Letters to the Editor Week of 6/29/20

Good and bad apples
To the editor: Can we all agree that every profession since time eternal has had both "good apples" and "bad apples" inside their ranks?
If a doctor is sued for malpractice, should we then get rid of all the doctors and simply scrounge around, hoping we can find someone to help us when we are sick?
If a teacher assaults a child, should we then defund all the schools and fire all the teachers? Crooked lawyers, bad nurses, shady business owners, the list goes on and on. The news has been filled with examples of what it means to be a bad apple.
As with all professions, our police departments have been dealing with this as well. Every profession must root the bad apples out. I hope we can thank our local police officers for their service, give them a wave as we pass them on the road, maybe buy them a gift card to grab a coffee after a long shift.
If our 80-year-old mother was having her door busted down at 3 a.m., I'm sure we can all agree we would appreciate one of those good apples showing up to protect her. I don't know about you, but I would like to be judged on my own actions. I do not want to pay the consequences for someone else’s choices.
Life is too short to be lumping people into groups.
Kim Kraemer
Oak Harbor

Portman thanked
To the editor: The Ottawa County Board of Commissioners would like to thank Senator Rob Portman for his work and his commitment to preserving our national parks. The Senate has passed the Great American Outdoors Act, which included Sen. Portman’s Restore Our Parks bill, which will provide funding for shoreline improvements and maintenance needed at Perry’s Victory and International Peace Memorial.
Mark Stahl
Donald Douglas
Mark Coppeler,
Ottawa County commissioners

Plan to vote
To the editor: The 2020 Ohio primary election was to have been held on March 17, but due to Covid-19 was postponed to April 28. Instead of a go-to-the-polls election, this primary was a vote by mail
Voters first had to get the absentee ballot application form either from their board of elections website, or track one down.
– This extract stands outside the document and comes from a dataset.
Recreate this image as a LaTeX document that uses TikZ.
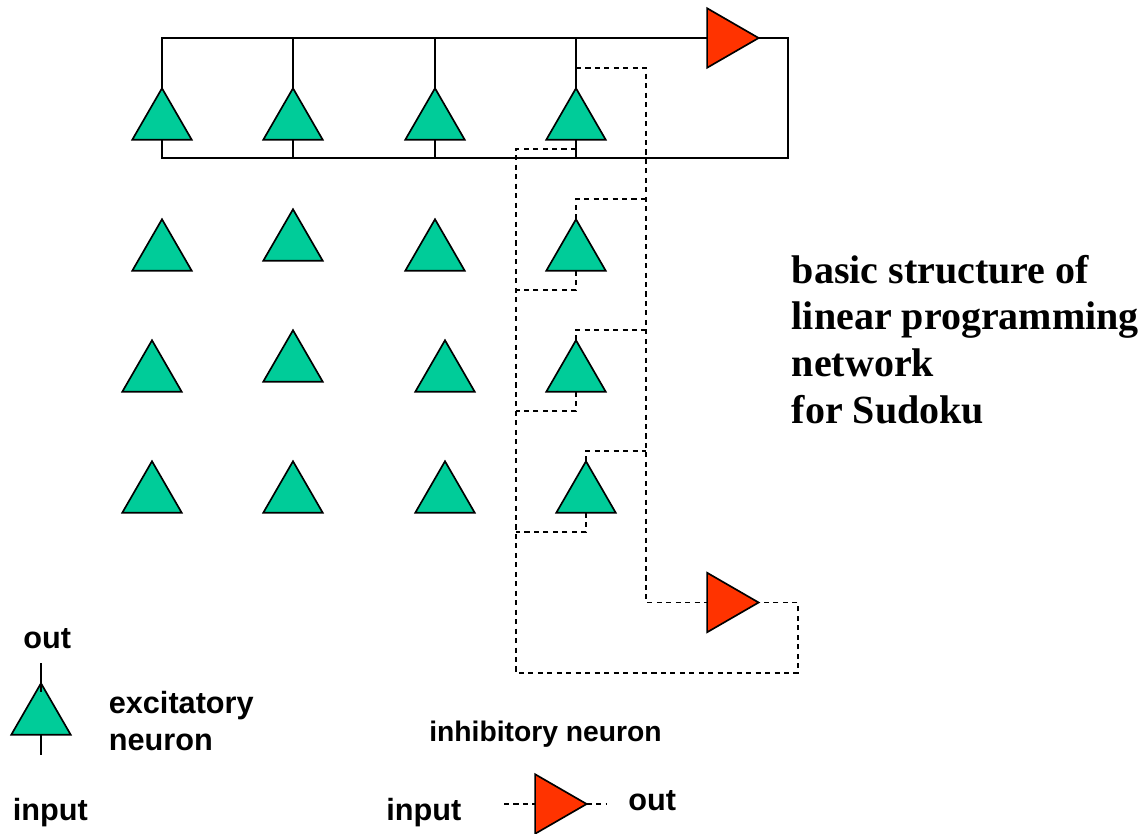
\documentclass[tikz,border=0pt]{standalone}
\usepackage{fontspec}
\setmainfont{Liberation Sans}
\newfontfamily\titlefont{Liberation Serif}
\usetikzlibrary{shapes.geometric}
\definecolor{exgreen}{HTML}{00CC99}
\definecolor{inhred}{HTML}{FF3300}
\tikzset{
	excit/.style={draw,fill=exgreen,regular polygon,regular polygon sides=3,minimum size=51.5pt,inner sep=0pt,outer sep=0pt},
	inhib/.style={excit,fill=inhred,shape border rotate=-90},
	dashline/.style={line width=1.1pt,dash pattern=on 3.8pt off 3.3pt},
	lab/.style={font=\bfseries\fontsize{23}{27.75}\selectfont,inner sep=0pt,anchor=base west,align=left},
	title/.style={font=\titlefont\bfseries\fontsize{30}{34.9}\selectfont,inner sep=0pt,anchor=base west,align=left}
}

\begin{document}
\begin{tikzpicture}[x=0.75pt,y=-0.75pt,line width=1.25pt]
	\useasboundingbox (0,0) rectangle (1143,833);
	\node[excit] (e11) at (162,122.6) {};
	\node[excit] (e12) at (293,122.6) {};
	\node[excit] (e13) at (435,122.6) {};
	\node[excit] (e14) at (576,122.6) {};
	\node[excit] (e21) at (162,253.6) {};
	\node[excit] (e22) at (293,243.6) {};
	\node[excit] (e23) at (435,253.6) {};
	\node[excit] (e24) at (576,253.6) {};
	\node[excit] (e31) at (152,374.6) {};
	\node[excit] (e32) at (293,364.6) {};
	\node[excit] (e33) at (445,374.6) {};
	\node[excit] (e34) at (576,374.6) {};
	\node[excit] (e41) at (152,495.6) {};
	\node[excit] (e42) at (293,495.6) {};
	\node[excit] (e43) at (445,495.6) {};
	\node[excit] (e44) at (586,495.6) {};
	\node[inhib] (i1) at (724.3,38) {};
	\node[inhib] (i2) at (724.3,602.5) {};
	% solid loop
	\coordinate (br) at (788,158);
	\coordinate (bl) at (162,158);
	\draw (e11.corner 1) |- (i1.side 2);
	\draw (e12.corner 1) -- (e12.corner 1 |- i1.side 2);
	\draw (e13.corner 1) -- (e13.corner 1 |- i1.side 2);
	\draw (e14.corner 1) -- (e14.corner 1 |- i1.side 2);
	\draw (i1.corner 1) -| (br) -- (bl) -- (e11.side 2);
	\draw (e12.side 2) -- (e12.side 2 |- bl);
	\draw (e13.side 2) -- (e13.side 2 |- bl);
	\draw (e14.side 2) -- (e14.side 2 |- bl);
	% dashed loop
	\coordinate (t1) at (646,68);
	\coordinate (t2) at (646,199);
	\coordinate (t3) at (646,330);
	\coordinate (t4) at (646,451);
	\coordinate (b1) at (516,149);
	\coordinate (b2) at (516,290);
	\coordinate (b3) at (516,411);
	\coordinate (b4) at (516,532);
	\coordinate (fb) at (798,673);
	\draw[dashline] (e14.corner 1 |- t1) -- (t1) |- (i2.side 2);
	\draw[dashline] (e24.corner 1) |- (t2);
	\draw[dashline] (e34.corner 1) |- (t3);
	\draw[dashline] (e44.corner 1) |- (t4);
	\draw[dashline] (e14.side 2 |- b1) -- (b1) |- (fb) |- (i2.corner 1);
	\draw[dashline] (e24.side 2) |- (b2);
	\draw[dashline] (e34.side 2) |- (b3);
	\draw[dashline] (e44.side 2) |- (b4);
	% legend
	\node[excit] (lge) at (41,717.6) {};
	\coordinate (lgo) at (41,663);
	\coordinate (lgt) at (41,692);
	\coordinate (lgi) at (41,755);
	\draw (lgo) -- (lgt);
	\draw (lge.side 2) -- (lgi);
	\node[inhib] (lgn) at (552.3,804) {};
	\coordinate (lni) at (504,804);
	\coordinate (lno) at (607,804);
	\draw[dashline] (lni) -- (lgn.side 2);
	\draw[dashline] (lgn.corner 1) -- (lno);
	% texts
	\node[title] (ttl) at (791,423) {basic structure of\\linear programming\\network\\for Sudoku};
	\node[lab] (tout) at (22.5,648) {out};
	\node[lab] (texc) at (108,750.5) {excitatory\\neuron};
	\node[lab] (tinp) at (12,820) {input};
	\node[lab,font=\bfseries\fontsize{21.2}{25}\selectfont] (tinh) at (428.5,741) {inhibitory neuron};
	\node[lab] (tinq) at (385.5,820) {input};
	\node[lab] (tonn) at (627.5,810) {out};
\end{tikzpicture}
\end{document}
The application had to be completed and returned to the board. Then the board mailed back to the voter the actual ballot. All this had to be accomplished within one month.
The Ohio Primary in April 2020 was a disaster.
*The election was not well publicized.
*Voters did not know what to do to participate in the election.
*Some voters did not have access to a computer to print the absentee ballot application.
*Some voters, especially seniors, had never voted by absentee ballot before and did not want to change.
*Some ballots never made it to voters in time to complete the ballot and send it back.
*Some ballots were mailed back by the voter in time, but never made it to the board until after the election. If there was no postmark the ballots were not counted.
*Some voters went to a board office primary election day to vote, but unless they were disabled, homeless, or hadn't received a requested ballot, their ballots were thrown away.
Ohio threw away 220 ballots voted this way.
There are lessons to be learned to prepare us for the November election. Plan to vote early. Plan to vote by absentee ballot. Print your absentee ballot application on -line at www.ohioSOS.gov.
If you can't print the ballot request at home or at a library, call the board of elections in your county and request the application.
When you receive the form, complete it and send it back to the board. This will put you on an early list to receive your ballot as soon as law allows them to be mailed.
When you receive your ballot, fill it out and return it to the board. Don't let a pandemic, post office problems or fewer voting sites cause you to miss your opportunity to vote.